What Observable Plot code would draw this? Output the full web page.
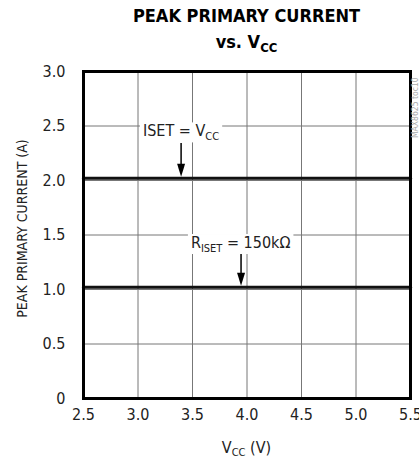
<!DOCTYPE html>
<html>
<head>
<meta charset="utf-8">
<script src="https://cdn.jsdelivr.net/npm/d3@7"></script>
<script src="https://cdn.jsdelivr.net/npm/@observablehq/plot@0.6"></script>
<style>
  body { margin: 0; background: #fff; }
  #wrap { position: relative; width: 419px; height: 459px; overflow: hidden; }
  #title {
    position: relative; height: 58px; margin-left: 83px; width: 327px;
    text-align: center; font-family: "Liberation Sans Narrow", "DejaVu Sans Condensed", sans-serif;
    font-weight: bold; font-size: 18px; line-height: 26px; color: #000; padding-top: 3px; box-sizing: border-box;
  }
  #title .sub { font-size: 13px; position: relative; top: 4px; }
  svg { display: block; }
</style>
</head>
<body>
<div id="wrap">
  <div id="title">PEAK PRIMARY CURRENT<br>vs. V<span class="sub">CC</span></div>
</div>
<script>
// ---- data ----
const vcc = [2.5, 3.0, 3.5, 4.0, 4.5, 5.0, 5.5];
const ipkIsetVcc = [2.02, 2.02, 2.02, 2.02, 2.02, 2.02, 2.02];
const ipkIset150k = [1.02, 1.02, 1.02, 1.02, 1.02, 1.02, 1.02];
const seriesNames = ["ISET = VCC", "RISET = 150kΩ"];

const xTicks = [2.5, 3.0, 3.5, 4.0, 4.5, 5.0, 5.5];
const xTickLabels = ["2.5", "3.0", "3.5", "4.0", "4.5", "5.0", "5.5"];
const yTicks = [0, 0.5, 1.0, 1.5, 2.0, 2.5, 3.0];
const yTickLabels = ["0", "0.5", "1.0", "1.5", "2.0", "2.5", "3.0"];

// annotation anchors in data units
const annotations = [
  {x: 3.05, y: 2.40, main: "ISET = V", sub: "CC", post: "", arrowX: 3.40, arrowFrom: 2.34, arrowTo: 2.03},
  {x: 3.49, y: 1.376, main: "R", sub: "ISET", post: " = 150kΩ", arrowX: 3.95, arrowFrom: 1.33, arrowTo: 1.03}
];

// ---- table ----
const data = [
  ...vcc.map((v, i) => ({vcc: v, ipk: ipkIsetVcc[i], series: seriesNames[0]})),
  ...vcc.map((v, i) => ({vcc: v, ipk: ipkIset150k[i], series: seriesNames[1]}))
];

const FONT = "'Liberation Sans Narrow', 'DejaVu Sans Condensed', sans-serif";

function annotationMark(index, scales, values, dimensions) {
  const g = d3.create("svg:g");
  for (const a of annotations) {
    const ax = scales.x(a.arrowX);
    const y0 = scales.y(a.arrowFrom), y1 = scales.y(a.arrowTo);
    g.append("line").attr("x1", ax).attr("x2", ax).attr("y1", y0).attr("y2", y1 - 11)
      .attr("stroke", "#000").attr("stroke-width", 1.5);
    g.append("path").attr("d", `M${ax - 4},${y1 - 13}L${ax + 4},${y1 - 13}L${ax},${y1}Z`).attr("fill", "#000");
    const t = g.append("text").attr("class", "anno-label")
      .attr("x", scales.x(a.x)).attr("y", scales.y(a.y)).attr("text-anchor", "start")
      .attr("font-family", FONT).attr("font-size", 16).attr("fill", "#222");
    t.append("tspan").text(a.main);
    t.append("tspan").attr("font-size", 11).attr("dy", 4).text(a.sub);
    if (a.post) t.append("tspan").attr("dy", -4).text(a.post);
  }
  return g.node();
}

function titlesMark(index, scales, values, dimensions) {
  const {width, height, marginLeft, marginRight, marginTop, marginBottom} = dimensions;
  const g = d3.create("svg:g").attr("font-family", FONT).attr("fill", "#222");
  const cx = marginLeft + (width - marginLeft - marginRight) / 2;
  const xt = g.append("text").attr("x", cx).attr("y", height - 6).attr("text-anchor", "middle").attr("font-size", 16);
  xt.append("tspan").text("V");
  xt.append("tspan").attr("font-size", 11).attr("dy", 3).text("CC");
  xt.append("tspan").attr("dy", -3).text(" (V)");
  g.append("text").attr("transform", `translate(27,${marginTop + (height - marginTop - marginBottom) / 2 - 6}) rotate(-90)`)
    .attr("text-anchor", "middle").attr("font-size", 14).text("PEAK PRIMARY CURRENT (A)");
  g.append("text").attr("transform", `translate(${width - 1},${marginTop + 67}) rotate(-90)`)
    .attr("text-anchor", "start").attr("font-size", 8.5).attr("fill", "#aaa").text("MAX8625 toc10");
  return g.node();
}

const chart = Plot.plot({
  width: 419,
  height: 401,
  marginTop: 13,
  marginLeft: 83,
  marginRight: 9,
  marginBottom: 61,
  style: {fontFamily: FONT, fontSize: "16px", color: "#222", background: "#fff"},
  x: {domain: [2.5, 5.5]},
  y: {domain: [0, 3]},
  marks: [
    Plot.gridX(xTicks, {stroke: "#777", strokeOpacity: 1, strokeWidth: 1}),
    Plot.gridY(yTicks, {stroke: "#777", strokeOpacity: 1, strokeWidth: 1}),
    Plot.line(data, {x: "vcc", y: "ipk", z: "series", stroke: "#111", strokeWidth: 3}),
    annotationMark,
    Plot.frame({stroke: "#000", strokeWidth: 3}),
    Plot.axisX(xTicks, {tickSize: 0, tickPadding: 10, label: null, fontSize: 16,
      tickFormat: d => xTickLabels[xTicks.indexOf(d)]}),
    Plot.axisY(yTicks, {tickSize: 0, tickPadding: 18, label: null, fontSize: 16,
      tickFormat: d => yTickLabels[yTicks.indexOf(d)]}),
    titlesMark
  ]
});

document.getElementById("wrap").append(chart);

// white boxes behind annotation labels
d3.select(chart).selectAll("text.anno-label").each(function() {
  const b = this.getBBox();
  d3.select(this.parentNode).insert("rect", () => this)
    .attr("x", b.x - 3).attr("y", b.y + 1).attr("width", b.width + 6).attr("height", b.height - 2)
    .attr("fill", "#fff");
});
</script>
</body>
</html>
● ● ● ● ● ● ●
_INSTRUCTIONS TO FOLLOW:_ Out of the material above, select every line that holds the string "this".

_EXERCISE RESULT:_
What Observable Plot code would draw this? Output the full web page.
  const b = this.getBBox();
  d3.select(this.parentNode).insert("rect", () => this)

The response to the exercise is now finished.